§ **DIRECTIONS**
In the lines below, output everything from the first line through the line containing "return (H - B - p) / ph" exactly as it is. Pictures are not part of the output.

§ **SUPPLIED MATERIAL**
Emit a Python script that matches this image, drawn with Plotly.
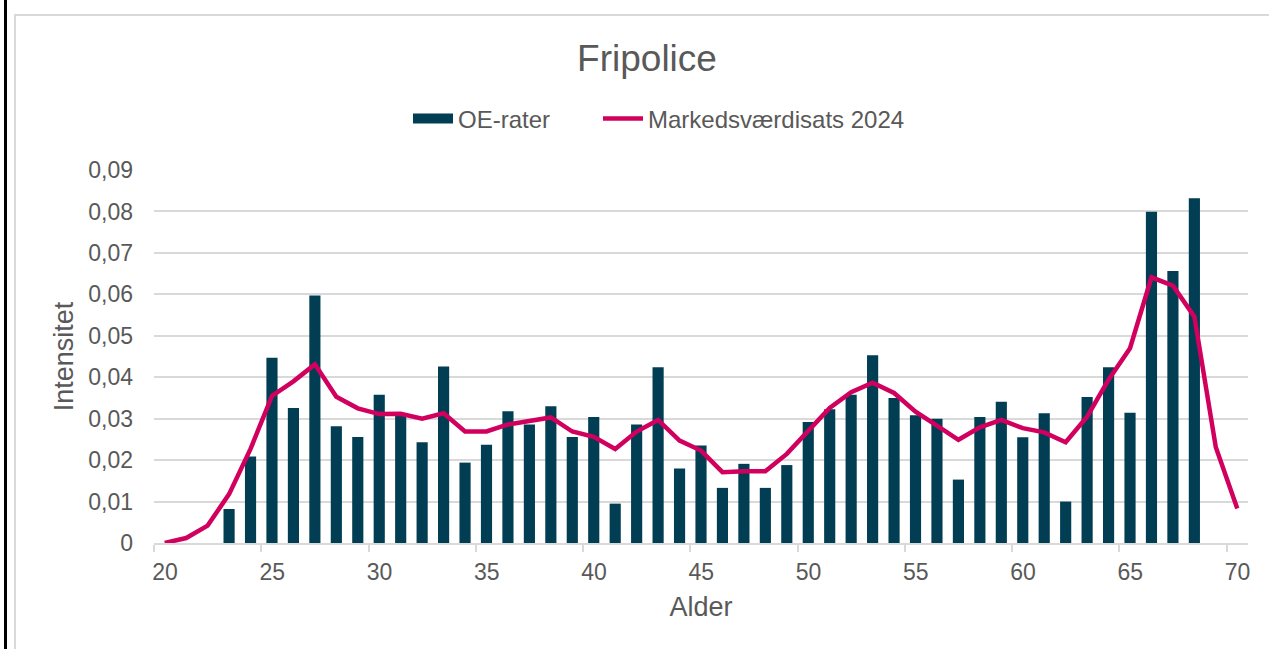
import plotly.graph_objects as go

ages_bar = list(range(23, 69))
oe_rater = [0.0082, 0.0209, 0.0447, 0.0326, 0.0597, 0.0282, 0.0256, 0.0358, 0.0308, 0.0243,
            0.0426, 0.0194, 0.0237, 0.0318, 0.0286, 0.0330, 0.0256, 0.0304, 0.0095, 0.0286,
            0.0424, 0.0180, 0.0235, 0.0133, 0.0191, 0.0133, 0.0188, 0.0292, 0.0323, 0.0358,
            0.0453, 0.0350, 0.0308, 0.0300, 0.0153, 0.0304, 0.0341, 0.0255, 0.0313, 0.0100,
            0.0352, 0.0424, 0.0314, 0.0799, 0.0656, 0.0832]

ages_line = list(range(20, 71))
markedsvaerdisats = [0.0000, 0.0012, 0.0042, 0.0118, 0.0227, 0.0355, 0.0390, 0.0431, 0.0353, 0.0325,
                     0.0311, 0.0312, 0.0300, 0.0313, 0.0269, 0.0269, 0.0286, 0.0295, 0.0303, 0.0269,
                     0.0256, 0.0227, 0.0269, 0.0297, 0.0247, 0.0223, 0.0171, 0.0173, 0.0173, 0.0215,
                     0.0272, 0.0326, 0.0364, 0.0387, 0.0362, 0.0317, 0.0283, 0.0249, 0.0279, 0.0297,
                     0.0277, 0.0267, 0.0243, 0.0305, 0.0394, 0.0470, 0.0641, 0.0621, 0.0546, 0.0231,
                     0.0083]

x_tick_labels = ["20", "25", "30", "35", "40", "45", "50", "55", "60", "65", "70"]
x_tick_pos = [int(t) - 0.5 for t in x_tick_labels]
y_tick_vals = [0, 0.01, 0.02, 0.03, 0.04, 0.05, 0.06, 0.07, 0.08, 0.09]
y_tick_text = ["0", "0,01", "0,02", "0,03", "0,04", "0,05", "0,06", "0,07", "0,08", "0,09"]

BAR_COLOR = "#013E53"
LINE_COLOR = "#D1005F"
TEXT = "#595959"
GRID = "#D9D9D9"
FONT = "Liberation Sans, Arial, sans-serif"

W, H = 1269, 649
L, R, T, B = 154, 21, 170, 106
pw, ph = W - L - R, H - T - B


def px_x(p):
    return (p - L) / pw


def px_y(p):
    return (H - B - p) / ph


fig = go.Figure()
fig.add_trace(go.Bar(x=ages_bar, y=oe_rater, name="OE-rater", width=0.52, showlegend=False,
                     legendgroup="oe", marker=dict(color=BAR_COLOR, line=dict(width=0))))
# legend entry for the bars (wide block symbol, as in the reference)
fig.add_trace(go.Scatter(x=[None], y=[None], name="OE-rater", mode="lines", legendgroup="oe",
                         legend="legend", line=dict(color=BAR_COLOR, width=14), hoverinfo="skip"))
fig.add_trace(go.Scatter(x=ages_line, y=markedsvaerdisats, name="Markedsværdisats 2024",
                         mode="lines", legend="legend2", line=dict(color=LINE_COLOR, width=4.5)))

legend_common = dict(orientation="h", yanchor="middle", xanchor="left", y=px_y(119),
                     font=dict(size=24, color=TEXT), itemwidth=40,
                     bgcolor="rgba(0,0,0,0)")

fig.update_layout(
    width=W, height=H,
    margin=dict(l=L, r=R, t=T, b=B, autoexpand=False),
    paper_bgcolor="white", plot_bgcolor="white",
    font=dict(family=FONT, color=TEXT, size=23),
    title=dict(text="Fripolice", x=647 / W, xanchor="center",
               y=1 - 58 / H, yanchor="middle", font=dict(size=37, color=TEXT, family=FONT)),
    legend=dict(x=px_x(408), **legend_common),
    legend2=dict(x=px_x(598), **legend_common),
    bargap=0.5,
    showlegend=True,
)

fig.update_xaxes(
    range=[19.5, 70.5], tickmode="array", tickvals=x_tick_pos, ticktext=x_tick_labels,
    ticklabelshift=11, ticks="outside", ticklen=7, tickcolor=GRID, tickwidth=1.5,
    showline=True, linecolor=GRID, linewidth=1.5, showgrid=False, zeroline=False,
    tickfont=dict(size=23, color=TEXT), ticklabelstandoff=1,
    title=dict(text="Alder", font=dict(size=27, color=TEXT), standoff=13),
)
fig.update_yaxes(
    range=[0, 0.09], tickmode="array", tickvals=y_tick_vals, ticktext=y_tick_text,
    showgrid=True, gridcolor=GRID, gridwidth=1.5, zeroline=False, showline=False,
    ticks="", tickfont=dict(size=23, color=TEXT), ticklabelstandoff=20,
    title=dict(text="Intensitet", font=dict(size=27, color=TEXT), standoff=6),
)

# chart frame decorations
fig.add_shape(type="line", xref="paper", yref="paper",
              x0=px_x(5.5), x1=px_x(5.5), y0=px_y(-5), y1=px_y(H + 5),
              line=dict(color="black", width=3), layer="above")
fig.add_shape(type="rect", xref="paper", yref="paper",
              x0=px_x(15), x1=px_x(W + 20), y0=px_y(15), y1=px_y(H + 20),
              line=dict(color=GRID, width=2), fillcolor="rgba(0,0,0,0)", layer="below")

fig.write_html("out.html", config={"displayModeBar": False},
               post_script="document.body.style.margin='0';document.body.style.overflow='hidden';")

§ **SOLUTION TO THE EXERCISE**
Emit a Python script that matches this image, drawn with Plotly.
import plotly.graph_objects as go

ages_bar = list(range(23, 69))
oe_rater = [0.0082, 0.0209, 0.0447, 0.0326, 0.0597, 0.0282, 0.0256, 0.0358, 0.0308, 0.0243,
            0.0426, 0.0194, 0.0237, 0.0318, 0.0286, 0.0330, 0.0256, 0.0304, 0.0095, 0.0286,
            0.0424, 0.0180, 0.0235, 0.0133, 0.0191, 0.0133, 0.0188, 0.0292, 0.0323, 0.0358,
            0.0453, 0.0350, 0.0308, 0.0300, 0.0153, 0.0304, 0.0341, 0.0255, 0.0313, 0.0100,
            0.0352, 0.0424, 0.0314, 0.0799, 0.0656, 0.0832]

ages_line = list(range(20, 71))
markedsvaerdisats = [0.0000, 0.0012, 0.0042, 0.0118, 0.0227, 0.0355, 0.0390, 0.0431, 0.0353, 0.0325,
                     0.0311, 0.0312, 0.0300, 0.0313, 0.0269, 0.0269, 0.0286, 0.0295, 0.0303, 0.0269,
                     0.0256, 0.0227, 0.0269, 0.0297, 0.0247, 0.0223, 0.0171, 0.0173, 0.0173, 0.0215,
                     0.0272, 0.0326, 0.0364, 0.0387, 0.0362, 0.0317, 0.0283, 0.0249, 0.0279, 0.0297,
                     0.0277, 0.0267, 0.0243, 0.0305, 0.0394, 0.0470, 0.0641, 0.0621, 0.0546, 0.0231,
                     0.0083]

x_tick_labels = ["20", "25", "30", "35", "40", "45", "50", "55", "60", "65", "70"]
x_tick_pos = [int(t) - 0.5 for t in x_tick_labels]
y_tick_vals = [0, 0.01, 0.02, 0.03, 0.04, 0.05, 0.06, 0.07, 0.08, 0.09]
y_tick_text = ["0", "0,01", "0,02", "0,03", "0,04", "0,05", "0,06", "0,07", "0,08", "0,09"]

BAR_COLOR = "#013E53"
LINE_COLOR = "#D1005F"
TEXT = "#595959"
GRID = "#D9D9D9"
FONT = "Liberation Sans, Arial, sans-serif"

W, H = 1269, 649
L, R, T, B = 154, 21, 170, 106
pw, ph = W - L - R, H - T - B


def px_x(p):
    return (p - L) / pw


def px_y(p):
    return (H - B - p) / ph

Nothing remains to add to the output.